Virgin Galactic takes big step toward space flight
It's not exactly Cape Canaveral, but the door is now open for regular space flights out of New Mexico thanks to a new deal between Virgin Galactic and the Federal Aviation Administration.
Virgin Galactic announced the deal lays some ground rules for the company's use of New Mexico airspace for launches of SpaceShipTwo, the company's latest "spaceplane."
Virgin Galactic's hub, called Spaceport America, was finished in August of 2012, and is located in the middle of the Jornada del Muerto desert basin. (Via Flickr / Jeff Foust)
Spaceport America neighbors White Sands Missile Range, the site of the first ever nuclear detonation, in 1945. (Via Los Alamos National Laboratory)
Virgin's billionaire CEO Richard Branson has long had his heart set on what he calls space tourism since before Virgin Galactic was founded in 2004. But now he says commercial flights could start within the year. (Via Flickr / D@LY3D)
According to Fusion, Branson says, "I'm pretty convinced by this summer a large new space craft will go into space. And then I think by September myself and my family will have been into space. I'm 90 percent convinced that that will happen."

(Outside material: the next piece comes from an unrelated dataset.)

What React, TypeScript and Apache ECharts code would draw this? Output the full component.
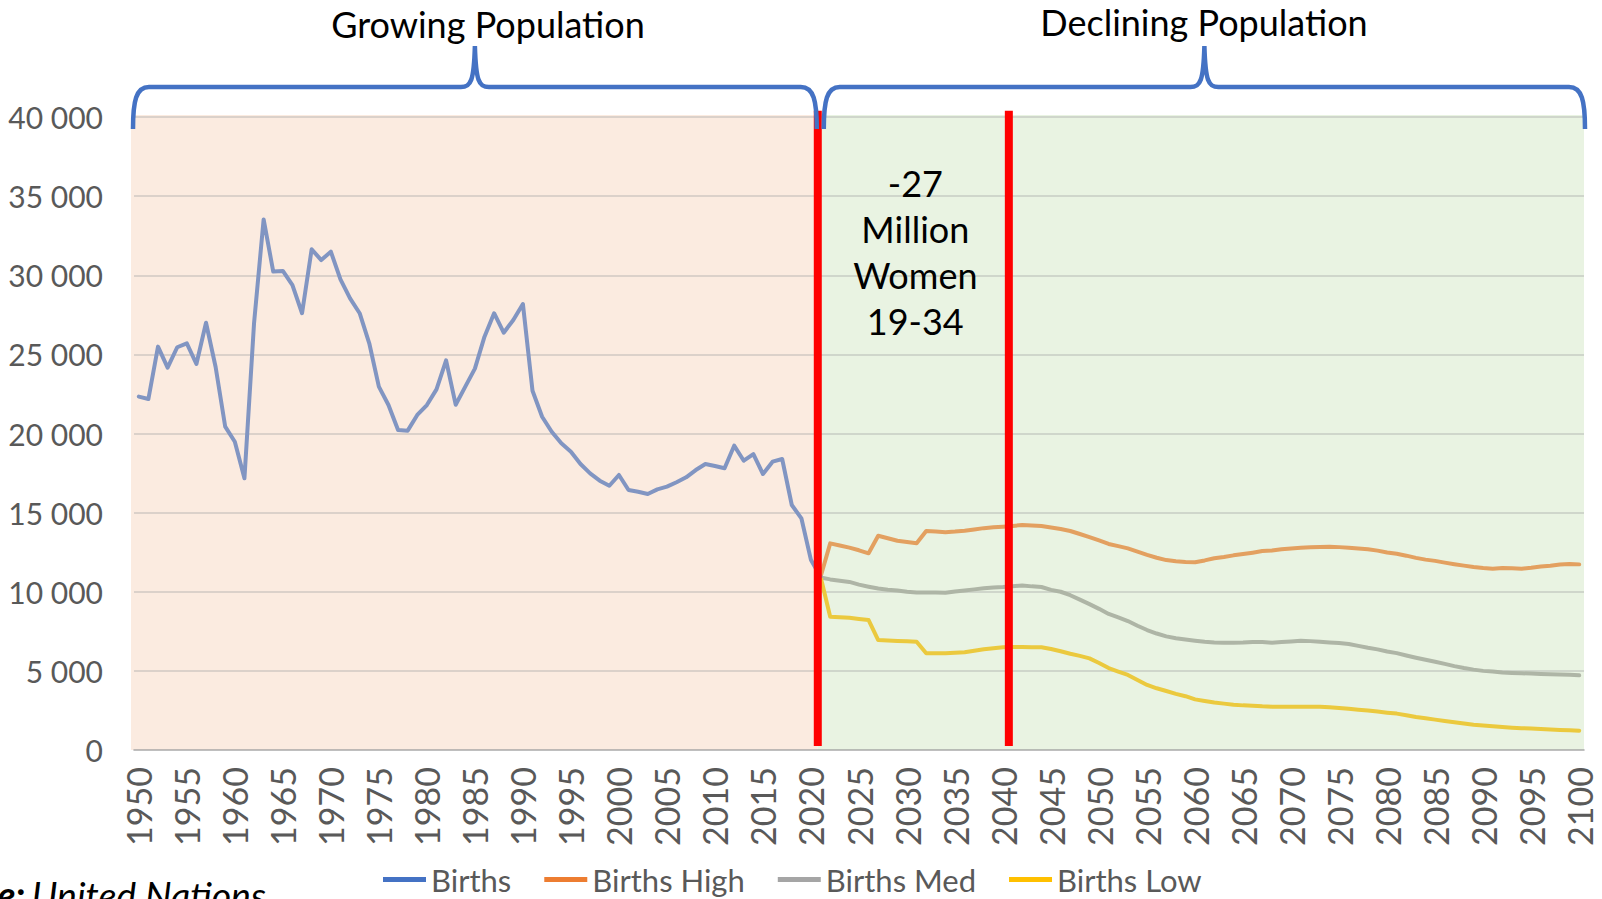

Meanwhile, NASA has seen budget cuts in recent years, and some experts say collaboration with the private sector could be the future of space exploration.
NASA is looking to start using privately built spacecrafts to ferry astronauts to the International Space Station by 2017. (Via Space.com)

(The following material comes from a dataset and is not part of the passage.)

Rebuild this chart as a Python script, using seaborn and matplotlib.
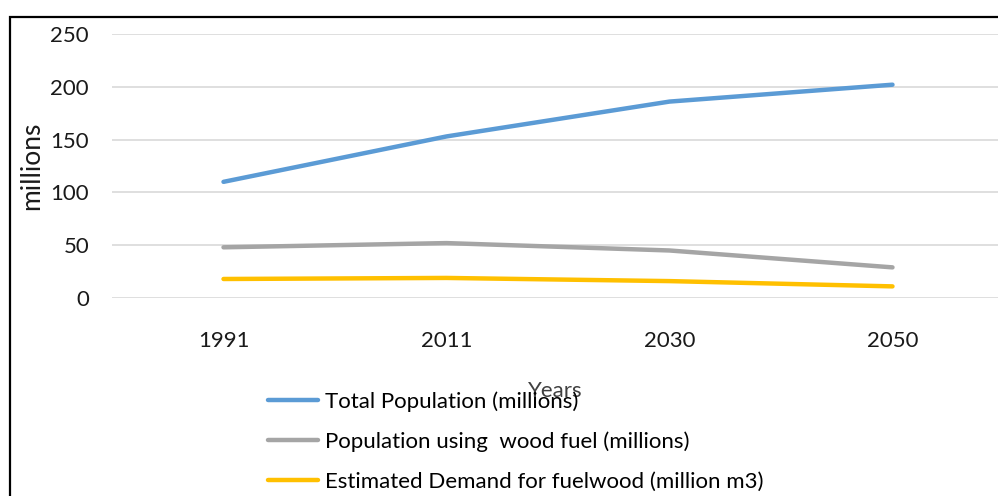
import matplotlib
matplotlib.use("Agg")
import matplotlib.pyplot as plt
from matplotlib.patches import Rectangle
import seaborn as sns
import pandas as pd

years = ["1991", "2011", "2030", "2050"]
total_population = [110, 153, 186, 202]
wood_fuel_population = [48, 52, 45, 29]
fuelwood_demand = [18, 19, 16, 11]

series_names = [
    "Total Population (millions)",
    "Population using  wood fuel (millions)",
    "Estimated Demand for fuelwood (million m3)",
]
series_colors = ["#5B9BD5", "#A5A5A5", "#FFC000"]

df = pd.concat([
    pd.DataFrame({"Year": years, "value": vals, "series": name})
    for name, vals in zip(series_names,
                          [total_population, wood_fuel_population, fuelwood_demand])
])

sns.set_theme(style="white")
plt.rcParams["font.family"] = ["Lato", "DejaVu Sans"]
text_color = "#1a1a1a"

fig = plt.figure(figsize=(9.98, 4.96), dpi=100)
W, H = 998, 496
left, right, top, bottom = 112, 1004, 34, 298
ax = fig.add_axes([left / W, (H - bottom) / H, (right - left) / W, (bottom - top) / H])

sns.lineplot(data=df, x="Year", y="value", hue="series",
             palette=dict(zip(series_names, series_colors)),
             linewidth=3.2, ax=ax, sort=False, legend=False)

ax.set_xlim(-0.5, 3.5)
ax.set_ylim(0, 250)
ax.set_yticks([0, 50, 100, 150, 200, 250])
ax.yaxis.grid(True, color="#D9D9D9", linewidth=1.2)
ax.set_axisbelow(True)
for s in ax.spines.values():
    s.set_visible(False)
ax.tick_params(axis="both", length=0, labelsize=16, colors=text_color)
ax.tick_params(axis="y", pad=16.5)
ax.tick_params(axis="x", pad=24)

ax.set_ylabel("millions", fontsize=19, color=text_color)
ax.yaxis.set_label_coords(-0.076, 0.5)
ax.set_xlabel("Years", fontsize=16, color="#404040")
ax.xaxis.set_label_coords(0.497, -0.315)

handles = [plt.Line2D([], [], color=c, linewidth=3.2) for c in series_colors]
fig.legend(handles, series_names, loc="upper left",
           bbox_to_anchor=(268 / W, 1 - 391 / H), frameon=False,
           borderpad=0, borderaxespad=0,
           fontsize=16, handlelength=2.25, handletextpad=0.32,
           labelspacing=0.9, labelcolor="#000000")

# outer chart border
fig.patches.append(Rectangle((10 / W, -0.1), 1.2, 1.1 - 17 / H,
                             transform=fig.transFigure, fill=False,
                             edgecolor="#000000", linewidth=1.6))

fig.savefig("out.png", dpi=100, facecolor="white")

NASA also reports that Virgin Galactic's more interested in the money than the science, at least according to former astronaut Buzz Aldrin, who says Virgin isn't even really going to space in the first place. (Via NASA)
CNN reports, "Why is it space? Because Richard Branson said it was space. It's dark, nothing will stay in orbit at 62 miles; you have to get 100, or 150."
Call it what you will, but if you want to hitch a ride on one of Virgin's flights it'll only set you back a cool quarter of a million dollars.